Justice Meg Poissant

Justice Randy Wilson

Justice Charles Spain

In our ongoing effort to identify appellate opinions that deal with attorney’s fee awards, a recent Houston [14th] Court of Appeals decision deserves notice for its application of SCOTX precedent requiring claimants seeking to recover attorney’s fees to segregate the fees between claims for which they are recoverable and claims for which they are not.

Brazoria County Imaging Center, LLC; Robert D. Neidert; and Robert S. Neidert v. Celeste Investment Group Angleton, LLC (No. 14-21-00485-CV; filed July 18, 2023) arose from commercial lease dispute. The lessor (Celeste) sued lessees for breach of the lease and asserted tort claims for fraud, fraudulent transfer, and liability under the Texas Theft Liability Act. After a bench trial, the trial court found for plaintiff on its breach and Theft Act claims. The court awarded $17,200 in damages, prejudgment interest, and $18,195 in reasonable and necessary attorney’s fees, court costs, and postjudgment interest. The judgment did not specify the basis of the damages of award, however, and the court did not issue findings of fact or conclusions of law. The lessees appealed.

In an opinion by Justice Wilson, the court of appeals affirmed the judgment as to liability but reversed and remanded the attorney’s fee issue. Citing Tony Gullo Motors I, L.P. v. Chapa, 212 S.W.3d 299, 313-14 (Tex. 2006), which held that “only when discrete legal services advance both a recoverable and unrecoverable claim that they are so intertwined that they need not be segregated,” the court concluded that the lessor’s attorney had failed to establish, beyond a conclusory statement, that segregation was not required. Specifically, the attorney “conceded that [lessor] did not segregate its attorney’s fees for its fraud claims, even though attorney’s fees are not recoverable for those claims.” Further, “[n]either of [lessor’s] expert witnesses on attorney’s fees testified that all or part of the legal services of [lessor’s] attorneys advanced both a recoverable and unrecoverable claim.” Based on this record, the court determined that the trial court erred and remanded the attorney’s fee issue to the trial court for new trial.
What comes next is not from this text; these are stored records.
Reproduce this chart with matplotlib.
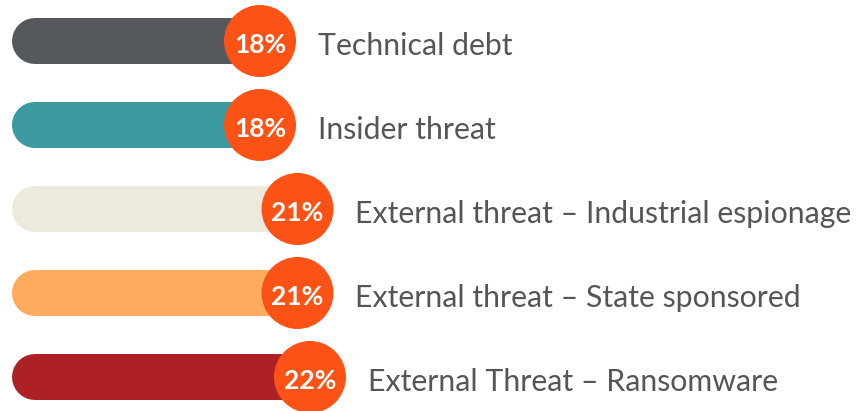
import matplotlib.pyplot as plt

# 데이터
labels = ['Technical debt', 'Insider threat', 'External threat \u2013 Industrial espionage',
          'External threat \u2013 State sponsored', 'External Threat \u2013 Ransomware']
values = [18, 18, 21, 21, 22]
bar_colors = ['#55585c', '#3a9a9f', '#eceadc', '#fdac5f', '#ad2126']
badge_color = '#fc5216'

fig = plt.figure(figsize=(8.58, 4.11), dpi=100)
ax = fig.add_axes([0, 0, 1, 1])
ax.set_xlim(-2.8, 65.84)
ax.set_ylim(4.405, -0.488)
ax.axis('off')

bar_lw = 46 * 72 / 100  # 막대 두께 (pt)
badge_size = (72 * 72 / 100) ** 2

for i, (lab, v, c) in enumerate(zip(labels, values, bar_colors)):
    ax.plot([0, v], [i, i], color=c, lw=bar_lw, solid_capstyle='round', zorder=1)
    ax.scatter([v], [i], s=badge_size, color=badge_color, edgecolors='none', zorder=2)
    ax.text(v, i + 0.02, f'{v}%', color='white', fontsize=19, fontweight='bold',
            family='Lato', ha='center', va='center_baseline', zorder=3)
    ax.text(v + 4.6, i + 0.03, lab, color='#555555', fontsize=21.8, family='Lato',
            ha='left', va='center_baseline')

fig.savefig('out.png', dpi=100)
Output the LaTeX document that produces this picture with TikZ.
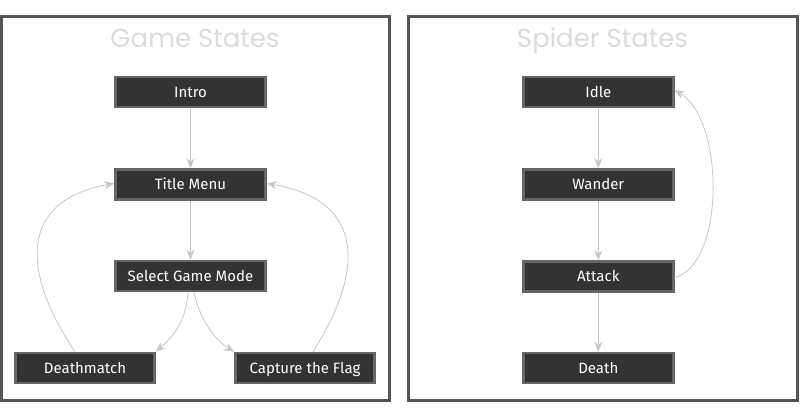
\documentclass[tikz,border=0pt]{standalone}
\usepackage{fontspec}
\setmainfont{Fira Sans}
\newfontfamily\titlefont{Poppins}
\usetikzlibrary{arrows.meta}
\definecolor{frame}{HTML}{555555}
\definecolor{boxfill}{HTML}{333333}
\definecolor{boxedge}{HTML}{666666}
\definecolor{edgec}{HTML}{C8C8C8}
\definecolor{titlec}{HTML}{DCDCDC}
\begin{document}
\begin{tikzpicture}[x=1pt,y=-1pt,
  panel/.style={draw=frame,line width=3pt},
  state/.style={draw=boxedge,fill=boxfill,line width=2.5pt,minimum width=150pt,minimum height=30pt,inner sep=0pt,text height=12.5pt,text depth=2pt,text=white,font=\fontsize{15}{17}\selectfont},
  ttl/.style={text=titlec,anchor=base,font=\titlefont\fontsize{26}{28}\selectfont},
  link/.style={draw=edgec,line width=0.8pt,-{Stealth[length=10pt,width=8pt]}}]
\useasboundingbox (0,0) rectangle (800,416);
\draw[panel] (1.5,16.5) rectangle (389.5,400.5);
\draw[panel] (408.5,16.5) rectangle (797.5,400.5);
\node[ttl] (t1) at (195,47) {Game States};
\node[ttl] (t2) at (602.5,47) {Spider States};
% game states
\node[state] (intro) at (190.5,92) {Intro};
\node[state] (menu) at (190.5,184.5) {Title Menu};
\node[state] (select) at (190.5,276) {Select Game Mode};
\node[state,minimum width=139pt] (dm) at (85,368) {Deathmatch};
\node[state,minimum width=139pt] (ctf) at (305,368) {Capture the Flag};
\draw[link] (intro) -- (menu);
\draw[link] (menu) -- (select);
\draw[link] ([xshift=-2.5pt]select.south) .. controls (186,320) and (175,335) .. (dm.north east);
\draw[link] ([xshift=3.5pt]select.south) .. controls (200,320) and (215,340) .. (ctf.north west);
\draw[link] ([xshift=-10pt]dm.north) .. controls (20,270) and (20,200) .. ([yshift=1pt]menu.west);
\draw[link] ([xshift=8pt]ctf.north) .. controls (365,270) and (365,200) .. ([yshift=1pt]menu.east);
% spider states
\node[state] (idle) at (598.3,92) {Idle};
\node[state] (wander) at (598.3,184.5) {Wander};
\node[state] (attack) at (598.3,276.5) {Attack};
\node[state] (death) at (598.3,368) {Death};
\draw[link] (idle) -- (wander);
\draw[link] (wander) -- (attack);
\draw[link] (attack) -- (death);
\draw[link] ([yshift=-1pt]attack.east) .. controls (725,265) and (725,120) .. ([yshift=2pt]idle.east);
\end{tikzpicture}
\end{document}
While this case doesn’t do anything other than apply SCOTX precedent in the appropriate way, we nevertheless believe that it is important to shed light on the good work of our intermediate appellate justices across the state. In the legislative politics bubble, it has unfortunately become fashionable to assume that just because a judge does not have the “right” partisan affiliation, the judge must necessarily make rulings based on politics and not the law. In this particular case, a Republican justice wrote the opinion, in which two Democratic justices joined. That’s the way it works almost all of the time, no matter what the partisan makeup of our courts happens to be. Is the system perfect? Of course not—no system is. But we need to stop talking about courts and judges as having partisan political agendas. Doing that does great damage to the judicial system and—unjustifably—undermines public confidence in the judiciary. One need look no further than the catastrophic decline in public faith in the impartiality of SCOTUS to see what kind of damage is being done at that level. God forbid we let that happen here.